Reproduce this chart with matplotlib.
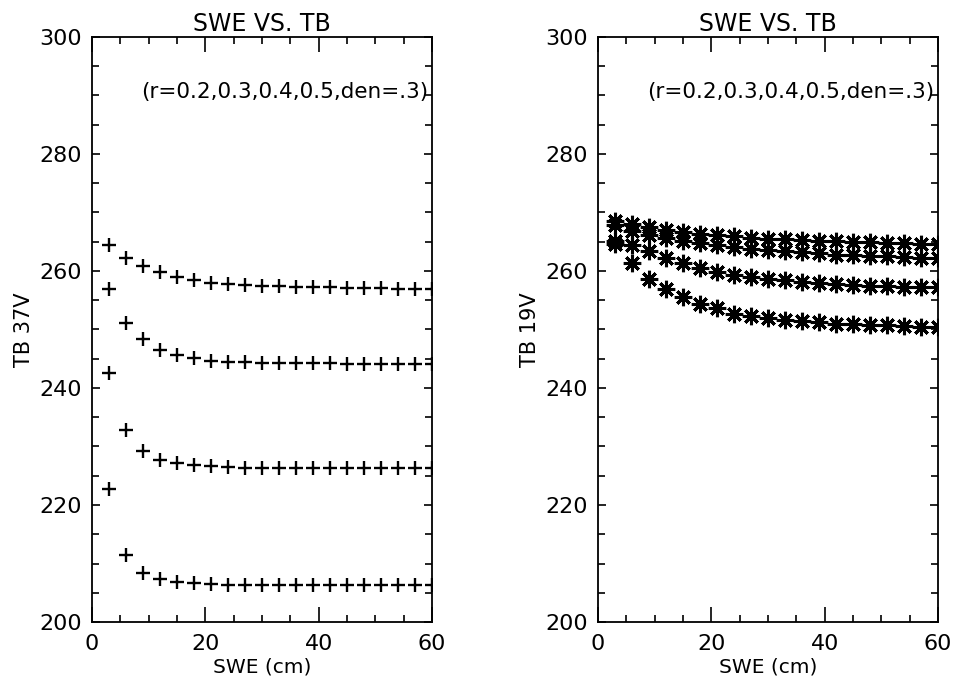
import numpy as np
import matplotlib.pyplot as plt
from matplotlib.ticker import MultipleLocator

# SWE (cm) sample points
swe = [3, 6, 9, 12, 15, 18, 21, 24, 27, 30, 33, 36, 39, 42, 45, 48, 51, 54, 57, 60]

# TB 37V, one series per radius (r = 0.2 .. 0.5)
tb37_a = [264.4, 262.2, 260.9, 259.8, 258.9, 258.4, 258.0, 257.8, 257.6, 257.5,
          257.4, 257.3, 257.2, 257.2, 257.1, 257.1, 257.1, 257.0, 257.0, 257.0]
tb37_b = [256.9, 251.1, 248.3, 246.5, 245.6, 245.1, 244.7, 244.5, 244.4, 244.3,
          244.2, 244.2, 244.2, 244.2, 244.1, 244.1, 244.1, 244.1, 244.1, 244.1]
tb37_c = [242.5, 232.9, 229.3, 227.7, 227.1, 226.8, 226.6, 226.5, 226.4, 226.4,
          226.3, 226.3, 226.3, 226.3, 226.3, 226.3, 226.3, 226.3, 226.3, 226.3]
tb37_d = [222.7, 211.5, 208.3, 207.3, 206.8, 206.6, 206.5, 206.4, 206.3, 206.3,
          206.3, 206.3, 206.3, 206.3, 206.3, 206.3, 206.3, 206.3, 206.3, 206.3]

# TB 19V
tb19_a = [268.6, 268.1, 267.5, 267.0, 266.6, 266.3, 266.1, 265.9, 265.7, 265.5,
          265.4, 265.3, 265.2, 265.1, 265.0, 264.9, 264.8, 264.8, 264.7, 264.7]
tb19_b = [267.8, 266.9, 266.2, 265.6, 265.1, 264.8, 264.4, 264.1, 263.8, 263.6,
          263.4, 263.2, 263.0, 262.8, 262.7, 262.6, 262.5, 262.4, 262.3, 262.2]
tb19_c = [265.2, 264.5, 263.4, 262.3, 261.3, 260.5, 259.8, 259.4, 259.0, 258.7,
          258.4, 258.2, 258.0, 257.8, 257.6, 257.5, 257.4, 257.3, 257.2, 257.2]
tb19_d = [264.6, 261.3, 258.7, 256.9, 255.5, 254.4, 253.6, 252.7, 252.3, 252.0,
          251.7, 251.4, 251.2, 251.0, 250.9, 250.8, 250.7, 250.6, 250.5, 250.4]

note = "(r=0.2,0.3,0.4,0.5,den=.3)"

fig = plt.figure(figsize=(9.56, 6.85), dpi=100)
ax1 = fig.add_axes([92/956, 63/685, 340/956, 585/685])
ax2 = fig.add_axes([598/956, 63/685, 340/956, 585/685])


def style(ax, ylab):
    ax.set_xlim(0, 60)
    ax.set_ylim(200, 300)
    ax.xaxis.set_major_locator(MultipleLocator(20))
    ax.xaxis.set_minor_locator(MultipleLocator(5))
    ax.yaxis.set_major_locator(MultipleLocator(20))
    ax.yaxis.set_minor_locator(MultipleLocator(5))
    ax.tick_params(which='both', direction='in', top=True, right=True,
                   labelsize=16, width=1.2, pad=7)
    ax.tick_params(axis='x', which='major', length=11, pad=9)
    ax.tick_params(axis='x', which='minor', length=5)
    ax.tick_params(axis='y', which='major', length=6)
    ax.tick_params(axis='y', which='minor', length=5)
    for s in ax.spines.values():
        s.set_linewidth(1.3)
    ax.set_title("SWE VS. TB", fontsize=17, pad=4)
    ax.set_xlabel("SWE (cm)", fontsize=14.5, labelpad=2)
    ax.set_ylabel(ylab, fontsize=15, labelpad=4)
    ax.text(59.3, 290.6, note, ha='right', va='center', fontsize=15.5)


for s in [tb37_a, tb37_b, tb37_c, tb37_d]:
    ax1.plot(swe, s, linestyle='none', marker='+', markersize=10.5,
             markeredgewidth=1.7, color='black')

for s in [tb19_a, tb19_b, tb19_c, tb19_d]:
    ax2.plot(swe, s, linestyle='none', marker=(8, 2, 0), markersize=12.5,
             markeredgewidth=2.2, color='black')

style(ax1, "TB 37V")
style(ax2, "TB 19V")

fig.savefig("out.png", dpi=100)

☆ ☆ ☆ ☆

#### [Prompt]
Omit the pictures, and quote the material above exactly as given.

#### [The result]
Reproduce this chart with matplotlib.
import numpy as np
import matplotlib.pyplot as plt
from matplotlib.ticker import MultipleLocator

# SWE (cm) sample points
swe = [3, 6, 9, 12, 15, 18, 21, 24, 27, 30, 33, 36, 39, 42, 45, 48, 51, 54, 57, 60]

# TB 37V, one series per radius (r = 0.2 .. 0.5)
tb37_a = [264.4, 262.2, 260.9, 259.8, 258.9, 258.4, 258.0, 257.8, 257.6, 257.5,
          257.4, 257.3, 257.2, 257.2, 257.1, 257.1, 257.1, 257.0, 257.0, 257.0]
tb37_b = [256.9, 251.1, 248.3, 246.5, 245.6, 245.1, 244.7, 244.5, 244.4, 244.3,
          244.2, 244.2, 244.2, 244.2, 244.1, 244.1, 244.1, 244.1, 244.1, 244.1]
tb37_c = [242.5, 232.9, 229.3, 227.7, 227.1, 226.8, 226.6, 226.5, 226.4, 226.4,
          226.3, 226.3, 226.3, 226.3, 226.3, 226.3, 226.3, 226.3, 226.3, 226.3]
tb37_d = [222.7, 211.5, 208.3, 207.3, 206.8, 206.6, 206.5, 206.4, 206.3, 206.3,
          206.3, 206.3, 206.3, 206.3, 206.3, 206.3, 206.3, 206.3, 206.3, 206.3]

# TB 19V
tb19_a = [268.6, 268.1, 267.5, 267.0, 266.6, 266.3, 266.1, 265.9, 265.7, 265.5,
          265.4, 265.3, 265.2, 265.1, 265.0, 264.9, 264.8, 264.8, 264.7, 264.7]
tb19_b = [267.8, 266.9, 266.2, 265.6, 265.1, 264.8, 264.4, 264.1, 263.8, 263.6,
          263.4, 263.2, 263.0, 262.8, 262.7, 262.6, 262.5, 262.4, 262.3, 262.2]
tb19_c = [265.2, 264.5, 263.4, 262.3, 261.3, 260.5, 259.8, 259.4, 259.0, 258.7,
          258.4, 258.2, 258.0, 257.8, 257.6, 257.5, 257.4, 257.3, 257.2, 257.2]
tb19_d = [264.6, 261.3, 258.7, 256.9, 255.5, 254.4, 253.6, 252.7, 252.3, 252.0,
          251.7, 251.4, 251.2, 251.0, 250.9, 250.8, 250.7, 250.6, 250.5, 250.4]

note = "(r=0.2,0.3,0.4,0.5,den=.3)"

fig = plt.figure(figsize=(9.56, 6.85), dpi=100)
ax1 = fig.add_axes([92/956, 63/685, 340/956, 585/685])
ax2 = fig.add_axes([598/956, 63/685, 340/956, 585/685])


def style(ax, ylab):
    ax.set_xlim(0, 60)
    ax.set_ylim(200, 300)
    ax.xaxis.set_major_locator(MultipleLocator(20))
    ax.xaxis.set_minor_locator(MultipleLocator(5))
    ax.yaxis.set_major_locator(MultipleLocator(20))
    ax.yaxis.set_minor_locator(MultipleLocator(5))
    ax.tick_params(which='both', direction='in', top=True, right=True,
                   labelsize=16, width=1.2, pad=7)
    ax.tick_params(axis='x', which='major', length=11, pad=9)
    ax.tick_params(axis='x', which='minor', length=5)
    ax.tick_params(axis='y', which='major', length=6)
    ax.tick_params(axis='y', which='minor', length=5)
    for s in ax.spines.values():
        s.set_linewidth(1.3)
    ax.set_title("SWE VS. TB", fontsize=17, pad=4)
    ax.set_xlabel("SWE (cm)", fontsize=14.5, labelpad=2)
    ax.set_ylabel(ylab, fontsize=15, labelpad=4)
    ax.text(59.3, 290.6, note, ha='right', va='center', fontsize=15.5)


for s in [tb37_a, tb37_b, tb37_c, tb37_d]:
    ax1.plot(swe, s, linestyle='none', marker='+', markersize=10.5,
             markeredgewidth=1.7, color='black')

for s in [tb19_a, tb19_b, tb19_c, tb19_d]:
    ax2.plot(swe, s, linestyle='none', marker=(8, 2, 0), markersize=12.5,
             markeredgewidth=2.2, color='black')

style(ax1, "TB 37V")
style(ax2, "TB 19V")

fig.savefig("out.png", dpi=100)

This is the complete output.